Soil compaction in agriculture: from soil stress to plant stress

This thesis is based partly on material from an extensive programme of field experiments carried out in Sweden, 1960-1990. The data have been analyzed and complemented with new field and laboratory experiments. Crop yield data in the field experiments were used to create an empirical model for estimating yield losses due to compaction. This model can be used in an advisory capacity since it calculates the yield losses at the farm level. In a series of 96 field experiments, direct effects of wheel traffic on crop yield and soil physical properties were only to a minor extent affected by soil texture. Organic matter reduced bulk density, and increased the need of recompaction to maximize yield. There were systematic differences in bulk density and compression index depending on soil texture and organic matter content when field data were compared with results from a uniaxial compression test using the same soils.
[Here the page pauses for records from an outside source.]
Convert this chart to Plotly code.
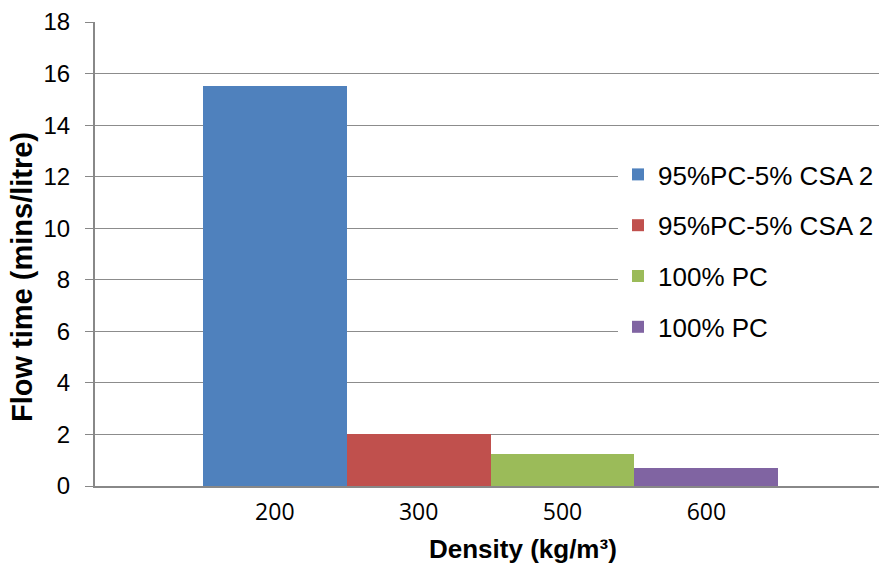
import plotly.graph_objects as go

categories = ["200", "300", "500", "600"]
series_names = ["95%PC-5% CSA 2", "95%PC-5% CSA 2", "100% PC", "100% PC"]
values = [15.5, 2.0, 1.25, 0.7]
colors = ["#4F81BD", "#C0504D", "#9BBB59", "#8064A2"]

fig = go.Figure()
for i, (cat, name, val, col) in enumerate(zip(categories, series_names, values, colors)):
    fig.add_trace(go.Bar(
        x=[cat], y=[val], name=name, width=1.0,
        marker=dict(color=col, line=dict(width=0)),
        legendgroup=f"g{i}",
    ))

plot_w = 879 - 95
plot_h = 564 - 22 - 78

fig.update_layout(
    width=879, height=564,
    margin=dict(l=95, r=0, t=22, b=78),
    paper_bgcolor="white", plot_bgcolor="white",
    barmode="overlay",
    bargap=0,
    font=dict(family="Liberation Sans, Arial", color="#000000"),
    showlegend=True,
    legend=dict(
        x=(618 - 95) / plot_w, y=(486 - 151) / plot_h, xanchor="left", yanchor="top",
        bgcolor="white",
        font=dict(size=26, family="Liberation Sans, Arial"),
        traceorder="grouped", tracegroupgap=14,
        itemwidth=30,
    ),
    xaxis=dict(
        type="category",
        categoryorder="array", categoryarray=categories,
        range=[-1.25, 4.2],
        showgrid=False,
        showline=True, linecolor="#888888", linewidth=2,
        ticks="",
        tickfont=dict(size=23, family="Open Sans"),
        ticklabelstandoff=4,
        zeroline=False,
    ),
    yaxis=dict(
        range=[0, 18], dtick=2,
        showgrid=True, gridcolor="#8C8C8C", gridwidth=1,
        showline=True, linecolor="#888888", linewidth=2,
        ticks="outside", ticklen=8, tickcolor="#888888", tickwidth=1,
        tickfont=dict(size=24, family="Liberation Sans, Arial"),
        ticklabelstandoff=10,
        zeroline=False,
    ),
    annotations=[
        dict(text="<b>Density (kg/m³)</b>", x=(523 - 95) / plot_w, y=(486 - 549) / plot_h,
             xref="paper", yref="paper", xanchor="center", yanchor="middle",
             showarrow=False, font=dict(size=26)),
        dict(text="<b>Flow time (mins/litre)</b>", x=(22 - 95) / plot_w, y=(486 - 277) / plot_h,
             textangle=-90, xref="paper", yref="paper", xanchor="center", yanchor="middle",
             showarrow=False, font=dict(size=29)),
    ],
)

fig.write_html("out.html")
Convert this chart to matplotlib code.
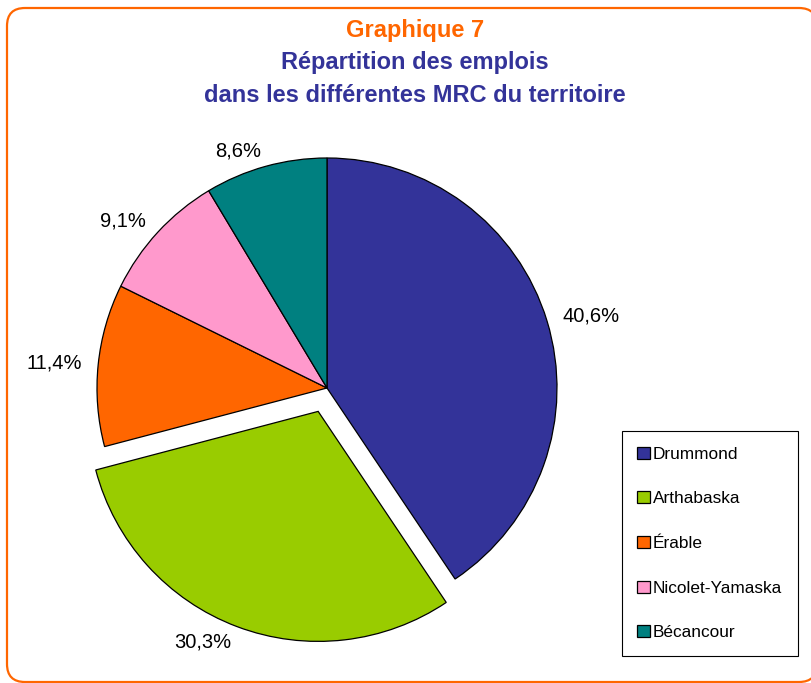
import matplotlib.pyplot as plt
from matplotlib.patches import FancyBboxPatch

plt.rcParams["font.family"] = ["Liberation Sans", "DejaVu Sans"]

mrc = ["Drummond", "Arthabaska", "Érable", "Nicolet-Yamaska", "Bécancour"]
parts = [40.6, 30.3, 11.4, 9.1, 8.6]
colors = ["#333399", "#99CC00", "#FF6600", "#FF99CC", "#008080"]
explode = [0, 25, 0, 0, 0]

W, H = 812, 683
cx, cy = 327, H - 388
fig = plt.figure(figsize=(W / 100, H / 100), dpi=100)
ax = fig.add_axes([0, 0, 1, 1])

# orange rounded frame around the whole chart
frame = FancyBboxPatch((7, 1), 810, H - 9, boxstyle="round,pad=0,rounding_size=18",
                       facecolor="white", edgecolor="#FF6600", linewidth=1.6, zorder=0)
ax.add_patch(frame)

labels = [f"{p:.1f}%".replace(".", ",") for p in parts]
wedges, texts = ax.pie(
    parts, colors=colors, explode=explode, startangle=90, counterclock=False,
    radius=230, center=(cx, cy), labels=labels, labeldistance=1.07,
    wedgeprops=dict(edgecolor="black", linewidth=0.9),
    textprops=dict(fontsize=14.5, color="black"),
)
# pie aligns by absolute x, so re-align relative to the pie centre
for t in texts:
    x, _ = t.get_position()
    t.set_ha("left" if x > cx else "right")

ax.set_xlim(0, W)
ax.set_ylim(0, H)
ax.set_aspect("auto")
ax.axis("off")

fig.text(415 / W, 1 - 30 / H, "Graphique 7", ha="center", va="center",
         fontsize=17, fontweight="bold", color="#FF6600")
fig.text(415 / W, 1 - 63 / H, "Répartition des emplois", ha="center", va="center",
         fontsize=17, fontweight="bold", color="#333399")
fig.text(415 / W, 1 - 96 / H, "dans les différentes MRC du territoire", ha="center",
         va="center", fontsize=17, fontweight="bold", color="#333399")

leg = ax.legend(wedges, mrc, loc="upper left", bbox_to_anchor=(622 / W, 1 - 431 / H),
                bbox_transform=fig.transFigure, fontsize=12.4, fancybox=False,
                edgecolor="black", framealpha=1, labelspacing=1.72,
                handlelength=0.7, handleheight=0.7, handletextpad=0.2,
                borderpad=0.9, borderaxespad=0)
leg.get_frame().set_linewidth(0.8)

fig.savefig("out.png", dpi=100)
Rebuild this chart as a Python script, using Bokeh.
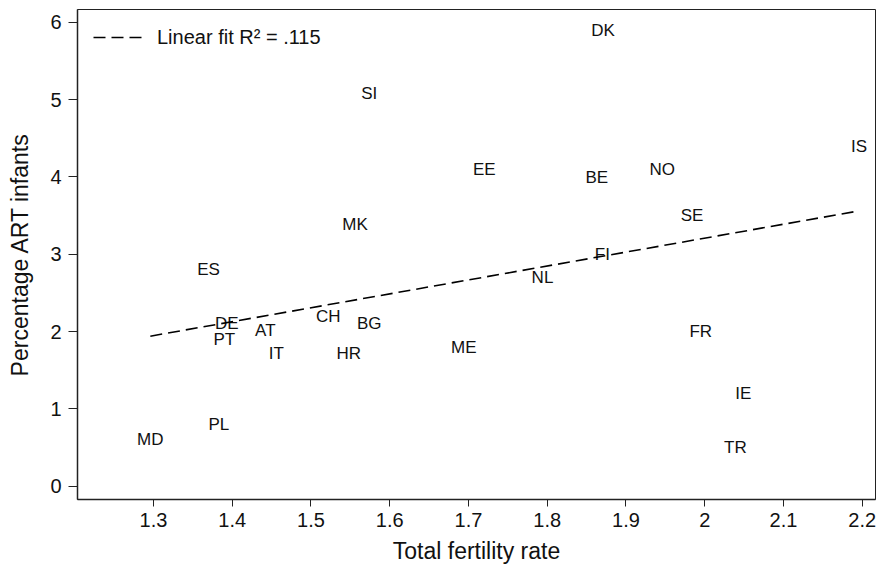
from bokeh.plotting import figure
from bokeh.models import ColumnDataSource, Range1d, FixedTicker, Legend, LegendItem
from bokeh.core.properties import value
from bokeh.embed import file_html
from bokeh.resources import INLINE

# Data
countries = ["DK", "SI", "IS", "EE", "BE", "NO", "MK", "SE", "ES", "FI", "NL", "DE",
             "PT", "AT", "IT", "CH", "BG", "HR", "ME", "FR", "IE", "TR", "MD", "PL"]
fertility = [1.871, 1.574, 2.196, 1.720, 1.863, 1.946, 1.556, 1.984, 1.370, 1.870, 1.794, 1.393,
             1.390, 1.442, 1.456, 1.522, 1.574, 1.548, 1.694, 1.995, 2.049, 2.039, 1.296, 1.383]
art_pct = [5.89, 5.08, 4.39, 4.09, 3.99, 4.09, 3.39, 3.50, 2.80, 2.99, 2.70, 2.10,
           1.90, 2.01, 1.72, 2.19, 2.10, 1.72, 1.79, 2.00, 1.20, 0.50, 0.60, 0.80]

fit_x = [1.296, 2.196]
fit_y = [1.94, 3.56]
fit_label = "Linear fit R\u00b2 = .115"

x_ticks = [1.3, 1.4, 1.5, 1.6, 1.7, 1.8, 1.9, 2.0, 2.1, 2.2]
x_tick_labels = ["1.3", "1.4", "1.5", "1.6", "1.7", "1.8", "1.9", "2", "2.1", "2.2"]
y_ticks = [0, 1, 2, 3, 4, 5, 6]

FONT = "Liberation Sans"

p = figure(width=881, height=566, output_backend="svg", toolbar_location=None,
           x_range=Range1d(1.2035, 2.2169), y_range=Range1d(-0.172, 6.164),
           min_border_left=77, min_border_top=9, min_border_right=6, min_border_bottom=67)

p.background_fill_color = "white"
p.border_fill_color = "white"
p.outline_line_color = "#222222"
p.outline_line_width = 1
p.xgrid.visible = False
p.ygrid.visible = False

src = ColumnDataSource(dict(x=fertility, y=art_pct, lab=countries))
p.text(x="x", y="y", text="lab", source=src, text_align="center", text_baseline="middle",
       text_font=value(FONT), text_font_size="17px", text_color="#111111")

fit = p.line(fit_x, fit_y, line_color="black", line_width=1.6, line_dash="12 6")

legend = Legend(items=[LegendItem(label=fit_label, renderers=[fit])], location=(16, 450))
legend.label_text_font = FONT
legend.label_text_font_size = "20px"
legend.label_text_color = "#111111"
legend.glyph_width = 50
legend.glyph_height = 24
legend.label_height = 24
legend.label_standoff = 14
legend.border_line_color = None
legend.background_fill_alpha = 0
legend.margin = 0
legend.padding = 0
p.add_layout(legend)

for ax in (p.xaxis[0], p.yaxis[0]):
    ax.axis_line_color = "#222222"
    ax.axis_line_width = 1.5
    ax.major_tick_line_color = "#222222"
    ax.major_tick_in = 0
    ax.minor_tick_line_color = None
    ax.major_label_text_font = FONT
    ax.major_label_text_font_size = "20px"
    ax.major_label_text_color = "#111111"
    ax.axis_label_text_font = FONT
    ax.axis_label_text_font_size = "23px"
    ax.axis_label_text_font_style = "normal"
    ax.axis_label_text_color = "#111111"

p.xaxis.ticker = FixedTicker(ticks=x_ticks)
p.xaxis.major_label_overrides = {t: l for t, l in zip(x_ticks, x_tick_labels)}
p.xaxis.major_tick_out = 7
p.xaxis.major_label_standoff = 6
p.xaxis.axis_label = "Total fertility rate"
p.xaxis.axis_label_standoff = 8

p.yaxis.ticker = FixedTicker(ticks=y_ticks)
p.yaxis.major_tick_out = 9
p.yaxis.major_label_standoff = 7
p.yaxis.axis_label = "Percentage ART infants"
p.yaxis.axis_label_standoff = 14

open("out.html", "w").write(file_html(p, INLINE))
In a separate field experiment, plant nutrient uptake was reduced in loose and very compact compared to moderately recompacted soil, but this result could not be reproduced in the laboratory. Effects of field traffic persisted after mouldboard ploughing, resulting in lowered yields on soils with high clay content. Yield reduction was related to an increase in soil strength rather than bulk density. Chisel ploughing to 20 cm loosened the soil almost as effectively as mouldboard ploughing in a longterm field experiment. It also increased yield and reduced soil strength compared to shallow tillage. Soil stress, rut depth and penetration resistance were highly correlated to inflation pressure in a comparison between four tractor tyres. At a given inflation pressure, soil stress was greater under bias-ply than radial tyres. A new method was developed to determine soil displacement under wheel traffic and could prove important to make guidelines for avoiding subsoil compaction. In the past there has been too little interaction between basic and applied research on soil compaction. A future challenge is to link effects of wheel traffic into models predicting impact on soil properties and processes, longterm soil quality, crop yield and the environment.